### Given request
Extract from the listing each line in which the word "with" appears.

### Data to use
--

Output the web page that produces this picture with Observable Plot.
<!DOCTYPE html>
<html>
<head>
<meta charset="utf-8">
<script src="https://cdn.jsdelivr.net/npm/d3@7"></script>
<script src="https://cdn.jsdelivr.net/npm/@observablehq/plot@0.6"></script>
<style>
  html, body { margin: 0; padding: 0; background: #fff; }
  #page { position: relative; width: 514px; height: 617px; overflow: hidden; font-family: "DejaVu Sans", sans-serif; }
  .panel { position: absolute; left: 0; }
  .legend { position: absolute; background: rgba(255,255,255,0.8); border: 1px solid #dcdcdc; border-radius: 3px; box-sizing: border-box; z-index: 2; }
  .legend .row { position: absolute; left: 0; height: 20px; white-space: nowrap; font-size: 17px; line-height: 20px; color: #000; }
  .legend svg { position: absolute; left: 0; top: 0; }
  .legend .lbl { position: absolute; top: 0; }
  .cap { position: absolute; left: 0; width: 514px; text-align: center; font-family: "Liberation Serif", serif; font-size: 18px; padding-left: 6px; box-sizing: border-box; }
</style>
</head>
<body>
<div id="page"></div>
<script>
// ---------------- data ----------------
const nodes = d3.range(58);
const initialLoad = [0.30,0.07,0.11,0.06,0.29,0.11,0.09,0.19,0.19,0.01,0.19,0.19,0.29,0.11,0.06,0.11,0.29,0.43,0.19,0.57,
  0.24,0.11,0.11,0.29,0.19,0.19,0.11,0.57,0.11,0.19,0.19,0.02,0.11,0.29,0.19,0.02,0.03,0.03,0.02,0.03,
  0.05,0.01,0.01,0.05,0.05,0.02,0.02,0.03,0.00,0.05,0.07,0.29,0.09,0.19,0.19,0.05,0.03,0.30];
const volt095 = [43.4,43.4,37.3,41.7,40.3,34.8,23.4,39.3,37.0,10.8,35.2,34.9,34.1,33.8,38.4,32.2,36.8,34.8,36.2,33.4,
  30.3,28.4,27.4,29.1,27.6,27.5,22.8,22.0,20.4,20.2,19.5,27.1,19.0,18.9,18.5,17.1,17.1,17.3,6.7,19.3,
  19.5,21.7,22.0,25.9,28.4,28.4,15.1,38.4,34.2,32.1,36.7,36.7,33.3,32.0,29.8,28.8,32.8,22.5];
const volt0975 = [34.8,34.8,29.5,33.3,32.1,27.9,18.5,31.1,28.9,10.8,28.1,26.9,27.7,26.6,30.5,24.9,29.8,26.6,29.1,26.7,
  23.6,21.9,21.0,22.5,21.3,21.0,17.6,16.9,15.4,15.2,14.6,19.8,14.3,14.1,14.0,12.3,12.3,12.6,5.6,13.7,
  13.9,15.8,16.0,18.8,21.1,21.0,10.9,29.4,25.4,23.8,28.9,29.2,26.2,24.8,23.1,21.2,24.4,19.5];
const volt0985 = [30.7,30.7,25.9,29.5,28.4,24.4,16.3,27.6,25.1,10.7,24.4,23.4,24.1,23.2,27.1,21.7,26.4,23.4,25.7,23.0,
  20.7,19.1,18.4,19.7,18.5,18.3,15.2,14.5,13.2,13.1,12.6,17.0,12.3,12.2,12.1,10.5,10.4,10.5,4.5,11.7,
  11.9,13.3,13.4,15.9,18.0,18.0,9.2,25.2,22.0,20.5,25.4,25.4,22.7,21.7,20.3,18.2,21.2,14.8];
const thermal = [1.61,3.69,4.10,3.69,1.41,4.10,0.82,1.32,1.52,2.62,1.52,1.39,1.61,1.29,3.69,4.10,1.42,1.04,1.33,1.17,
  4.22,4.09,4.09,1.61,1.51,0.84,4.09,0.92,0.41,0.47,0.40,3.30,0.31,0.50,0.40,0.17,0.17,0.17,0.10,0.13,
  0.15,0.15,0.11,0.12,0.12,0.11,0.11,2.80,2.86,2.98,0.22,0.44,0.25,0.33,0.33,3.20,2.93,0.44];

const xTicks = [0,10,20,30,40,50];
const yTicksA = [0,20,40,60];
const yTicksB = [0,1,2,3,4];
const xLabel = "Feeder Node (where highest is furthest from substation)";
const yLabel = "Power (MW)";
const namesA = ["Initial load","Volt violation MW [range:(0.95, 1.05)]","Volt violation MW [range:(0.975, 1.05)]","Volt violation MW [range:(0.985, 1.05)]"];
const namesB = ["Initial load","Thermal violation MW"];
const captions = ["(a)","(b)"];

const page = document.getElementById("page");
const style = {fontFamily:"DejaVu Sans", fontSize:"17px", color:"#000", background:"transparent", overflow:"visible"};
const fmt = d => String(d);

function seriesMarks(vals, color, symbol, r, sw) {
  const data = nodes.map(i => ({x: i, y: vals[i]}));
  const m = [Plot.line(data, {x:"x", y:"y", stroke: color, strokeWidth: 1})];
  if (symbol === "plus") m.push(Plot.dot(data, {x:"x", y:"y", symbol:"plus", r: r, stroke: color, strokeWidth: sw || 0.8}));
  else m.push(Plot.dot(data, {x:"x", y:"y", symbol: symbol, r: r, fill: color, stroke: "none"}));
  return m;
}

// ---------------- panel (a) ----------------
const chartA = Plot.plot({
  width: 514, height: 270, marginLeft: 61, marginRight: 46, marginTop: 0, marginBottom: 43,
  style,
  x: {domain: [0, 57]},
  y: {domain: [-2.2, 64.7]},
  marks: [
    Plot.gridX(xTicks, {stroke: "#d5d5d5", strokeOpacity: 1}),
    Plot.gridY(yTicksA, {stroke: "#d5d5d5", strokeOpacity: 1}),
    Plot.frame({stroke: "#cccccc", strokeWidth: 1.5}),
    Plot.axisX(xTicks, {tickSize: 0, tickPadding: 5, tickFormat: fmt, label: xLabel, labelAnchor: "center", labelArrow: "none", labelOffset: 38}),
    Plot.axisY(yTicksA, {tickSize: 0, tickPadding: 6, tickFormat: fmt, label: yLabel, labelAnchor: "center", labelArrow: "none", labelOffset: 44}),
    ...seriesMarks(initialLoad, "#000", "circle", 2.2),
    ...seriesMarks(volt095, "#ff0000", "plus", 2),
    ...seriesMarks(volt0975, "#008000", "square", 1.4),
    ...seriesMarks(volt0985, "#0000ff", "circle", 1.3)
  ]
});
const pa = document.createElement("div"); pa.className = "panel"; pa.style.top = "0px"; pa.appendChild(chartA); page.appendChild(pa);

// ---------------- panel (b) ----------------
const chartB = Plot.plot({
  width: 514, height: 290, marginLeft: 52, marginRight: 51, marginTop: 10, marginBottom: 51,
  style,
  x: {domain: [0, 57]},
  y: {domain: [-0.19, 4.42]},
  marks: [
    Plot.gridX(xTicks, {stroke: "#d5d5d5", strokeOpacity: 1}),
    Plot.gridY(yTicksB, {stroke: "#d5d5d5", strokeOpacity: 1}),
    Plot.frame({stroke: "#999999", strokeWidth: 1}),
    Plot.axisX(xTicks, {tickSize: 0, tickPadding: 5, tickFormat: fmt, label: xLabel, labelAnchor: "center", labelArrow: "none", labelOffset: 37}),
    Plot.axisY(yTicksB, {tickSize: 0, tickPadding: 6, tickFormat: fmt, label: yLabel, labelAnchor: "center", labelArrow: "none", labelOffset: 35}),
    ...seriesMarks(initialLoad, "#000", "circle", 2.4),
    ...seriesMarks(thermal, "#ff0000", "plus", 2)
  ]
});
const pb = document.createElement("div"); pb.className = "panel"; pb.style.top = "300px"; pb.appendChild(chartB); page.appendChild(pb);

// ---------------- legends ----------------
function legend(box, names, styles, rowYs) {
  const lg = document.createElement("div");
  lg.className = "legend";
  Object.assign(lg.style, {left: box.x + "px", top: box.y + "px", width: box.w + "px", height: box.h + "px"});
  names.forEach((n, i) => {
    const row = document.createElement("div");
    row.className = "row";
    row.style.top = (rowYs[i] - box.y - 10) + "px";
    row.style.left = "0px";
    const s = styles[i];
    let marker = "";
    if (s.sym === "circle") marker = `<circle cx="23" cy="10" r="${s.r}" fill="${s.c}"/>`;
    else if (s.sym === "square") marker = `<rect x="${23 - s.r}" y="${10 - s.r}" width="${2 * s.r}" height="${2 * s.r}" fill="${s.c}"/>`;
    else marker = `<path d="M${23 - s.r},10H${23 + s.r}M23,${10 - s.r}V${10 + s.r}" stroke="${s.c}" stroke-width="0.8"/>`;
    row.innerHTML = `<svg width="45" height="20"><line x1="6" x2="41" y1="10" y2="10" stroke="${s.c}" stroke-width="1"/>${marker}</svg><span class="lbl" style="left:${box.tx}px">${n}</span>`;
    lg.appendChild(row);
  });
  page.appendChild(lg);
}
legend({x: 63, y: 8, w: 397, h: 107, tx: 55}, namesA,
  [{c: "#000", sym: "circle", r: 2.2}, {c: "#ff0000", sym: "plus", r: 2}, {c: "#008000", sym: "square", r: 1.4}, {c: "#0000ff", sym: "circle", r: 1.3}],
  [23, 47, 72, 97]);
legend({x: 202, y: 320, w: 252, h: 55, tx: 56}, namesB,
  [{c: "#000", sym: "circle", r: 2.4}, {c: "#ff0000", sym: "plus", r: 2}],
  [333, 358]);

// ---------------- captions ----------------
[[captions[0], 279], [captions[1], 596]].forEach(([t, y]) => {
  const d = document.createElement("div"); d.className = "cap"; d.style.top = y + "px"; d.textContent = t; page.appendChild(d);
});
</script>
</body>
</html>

--

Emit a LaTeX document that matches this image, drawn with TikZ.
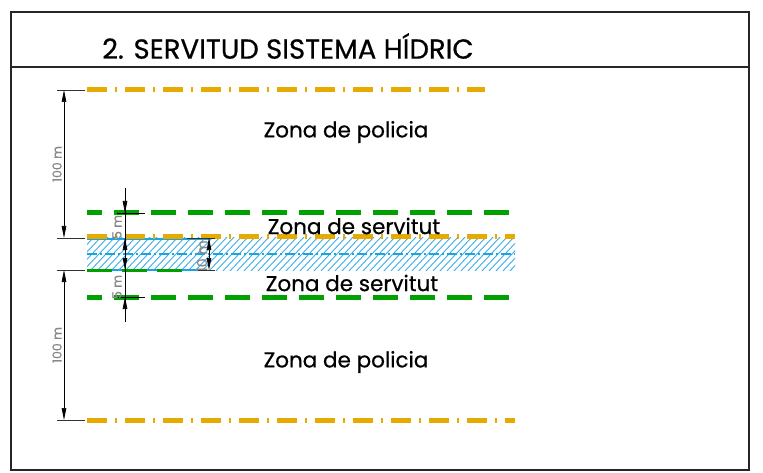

--

### Response to the task
Output the web page that produces this picture with Observable Plot.
Emit a LaTeX document that matches this image, drawn with TikZ.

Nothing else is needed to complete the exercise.